If X-inactivation were reversed CC would have been a Calico as she would have expressed the O allele in some cells, the o allele in others, and she would have expressed the Piebald phenotype. She would not have looked the same as her donor mother because the random process of X-inactivation would have generated a different orange and dark tabby pattern and because her pattern of white spotting would have been unique due to variable expression of the Piebald phenotype.

7) 12 pts. This pedigree describes inheritance of a rare autosomal disease in two unrelated families.

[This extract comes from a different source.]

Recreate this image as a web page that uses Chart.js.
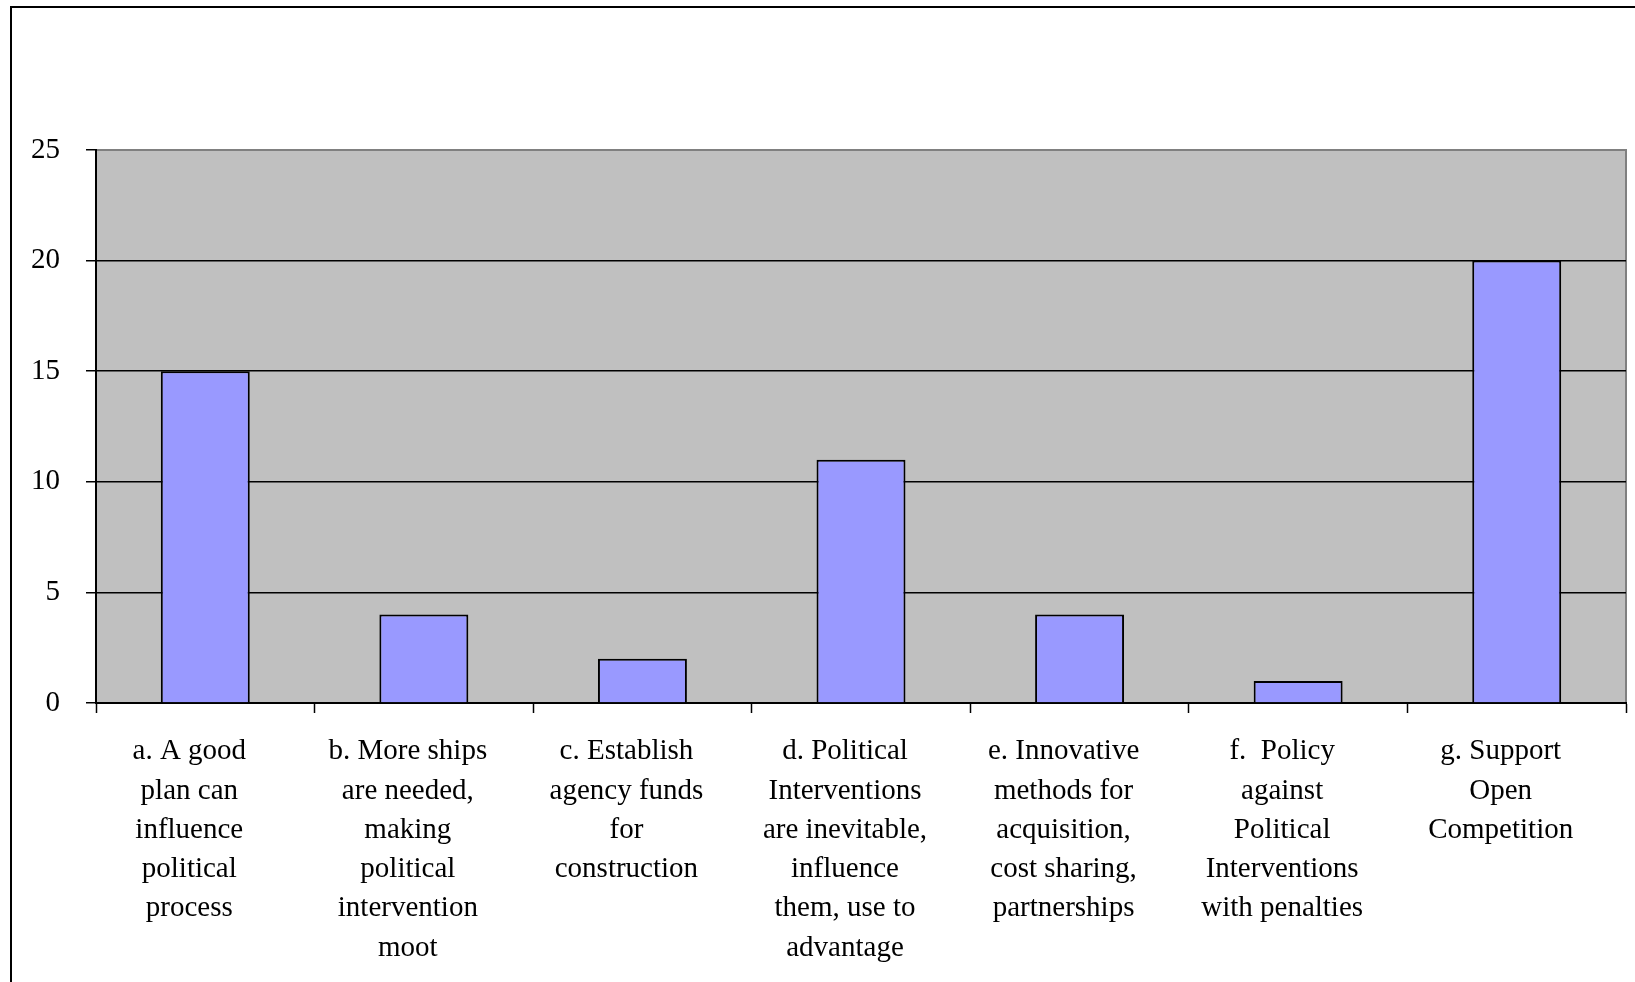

Couple III.2 and III.3 would like to have children. What is the probability that, if they have two kids (IV), neither of them will be affected by the disease?

Note: This problem was somewhat more difficult than I realized when I put it on the exam. If you made certain kinds of incorrect assumptions at the beginning, it would have been very difficult to identify your error. Accordingly, we have accepted some wrong answers for full credit. Please check the answers below carefully to see how to answer the problem.

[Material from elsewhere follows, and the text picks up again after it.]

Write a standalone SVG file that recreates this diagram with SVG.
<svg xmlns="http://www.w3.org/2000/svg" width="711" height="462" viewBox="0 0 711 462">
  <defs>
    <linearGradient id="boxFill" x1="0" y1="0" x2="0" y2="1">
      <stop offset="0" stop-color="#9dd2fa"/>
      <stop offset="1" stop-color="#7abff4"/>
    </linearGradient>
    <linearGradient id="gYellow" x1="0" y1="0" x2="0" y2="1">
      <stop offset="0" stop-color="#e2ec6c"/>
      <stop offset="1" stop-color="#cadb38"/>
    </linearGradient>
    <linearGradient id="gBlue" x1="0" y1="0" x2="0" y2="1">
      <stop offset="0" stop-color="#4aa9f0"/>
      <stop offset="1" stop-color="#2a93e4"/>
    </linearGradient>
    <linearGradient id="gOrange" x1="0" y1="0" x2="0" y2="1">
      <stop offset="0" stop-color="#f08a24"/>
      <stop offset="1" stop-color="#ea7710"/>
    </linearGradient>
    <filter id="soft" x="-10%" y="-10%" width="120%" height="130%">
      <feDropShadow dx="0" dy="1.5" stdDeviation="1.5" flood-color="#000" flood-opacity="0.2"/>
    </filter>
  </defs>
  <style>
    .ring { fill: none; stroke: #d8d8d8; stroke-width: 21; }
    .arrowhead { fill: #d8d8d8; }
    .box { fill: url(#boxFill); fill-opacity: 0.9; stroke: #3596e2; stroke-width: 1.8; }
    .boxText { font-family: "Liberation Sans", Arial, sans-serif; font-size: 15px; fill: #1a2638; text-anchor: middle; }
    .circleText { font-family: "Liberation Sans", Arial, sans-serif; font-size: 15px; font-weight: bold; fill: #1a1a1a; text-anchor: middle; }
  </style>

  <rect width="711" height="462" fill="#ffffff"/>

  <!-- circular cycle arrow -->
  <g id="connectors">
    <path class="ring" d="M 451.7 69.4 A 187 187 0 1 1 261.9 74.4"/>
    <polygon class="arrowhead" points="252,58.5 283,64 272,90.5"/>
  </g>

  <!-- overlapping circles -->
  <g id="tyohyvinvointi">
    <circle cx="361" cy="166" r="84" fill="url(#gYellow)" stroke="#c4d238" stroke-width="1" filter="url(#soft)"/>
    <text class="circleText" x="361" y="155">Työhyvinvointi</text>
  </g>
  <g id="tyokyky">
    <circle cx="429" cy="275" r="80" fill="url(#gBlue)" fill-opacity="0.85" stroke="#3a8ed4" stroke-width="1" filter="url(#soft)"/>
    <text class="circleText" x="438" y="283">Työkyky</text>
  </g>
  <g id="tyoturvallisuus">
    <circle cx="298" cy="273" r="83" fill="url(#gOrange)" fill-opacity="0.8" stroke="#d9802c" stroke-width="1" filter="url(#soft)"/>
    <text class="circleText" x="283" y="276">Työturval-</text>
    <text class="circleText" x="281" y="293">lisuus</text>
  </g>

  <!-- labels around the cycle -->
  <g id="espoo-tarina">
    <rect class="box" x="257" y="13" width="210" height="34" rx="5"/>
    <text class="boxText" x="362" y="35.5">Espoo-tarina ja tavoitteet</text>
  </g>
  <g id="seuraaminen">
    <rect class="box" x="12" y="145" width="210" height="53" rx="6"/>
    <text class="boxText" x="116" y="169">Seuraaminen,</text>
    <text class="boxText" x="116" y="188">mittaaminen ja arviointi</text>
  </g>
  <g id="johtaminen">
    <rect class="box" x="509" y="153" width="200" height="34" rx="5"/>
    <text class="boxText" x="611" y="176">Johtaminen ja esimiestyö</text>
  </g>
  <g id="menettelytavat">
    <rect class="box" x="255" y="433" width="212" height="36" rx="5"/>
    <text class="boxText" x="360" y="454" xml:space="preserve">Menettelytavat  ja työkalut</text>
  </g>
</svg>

The preferred approach to answering to this problem was:

P (II-2 is heterozygous) = 2/3

P (III-2 is heterozygous) = 2/3 X 1/2 = 1/3

P (III-3 is heterozygous) = 2/3

P(both parents are heterozygous) = 2/9 (thus, P at least one parent homozygous = 7/9)

P(both kids unaffected) = (P[both kids unaffected if parents heterozygous] + P [at least one parent is homozygous])] =

(2/9 X 3/4 X 3/4) + 7/9 = 18/144 + 112/144 = 130/144 = 90.28%.

An alternative means of arriving at the correct answer is:

P (II-2 is heterozygous) = 2/3

P (III-2 is heterozygous) = 2/3 X 1/2 = 1/3

P (III-3 is heterozygous) = 2/3

P(both parents are heterozygous) = 2/9

P(both kids unaffected) = 1-(P[only the first kid is affected] + P[only the second kid is affected] + P[both kids are affected]) =

1 - ([2/9 X 1/4 X 3/4] + [2/9 X 3/4 X 1/4] + [2/9 X 1/4 X 1/4]) =

1- (6/144 + 6/144 + 2/144) = 1 – (14/144) = 130/144 = 90.28%

We also accepted the following incorrect answer for full credit. However, you should understand where you went wrong.

P (II-2 is heterozygous) = 2/3

P (III-2 is heterozygous) = 2/3 X 1/2 = 1/3

P (III-3 is heterozygous) = 2/3

P(both parents are heterozygous) = 2/9

P (IV-1 is affected if parents heterozygous) = 1/4.

Overall, P(IV-1 is affected) = 2/9 X 1/4 = 2/36 = 1/18. (Same P for IV-2)

P (IV-1 is unaffected) = 1-P(IV-1 is affected). (Same P for IV-2)

So P(IV-1 is normal) = 17/18.

Thus P(IV-1 and IV-2 are both normal is 17/18 X 17/18 = 289/324 = 89.2%.

Here’s the mistake.

The P(both kids unaffected) is actually = 1-(P[only the first kid is affected] + P[only the second kid is affected] + P[both kids are affected]).

This is not the same term algebraically as used immediately above.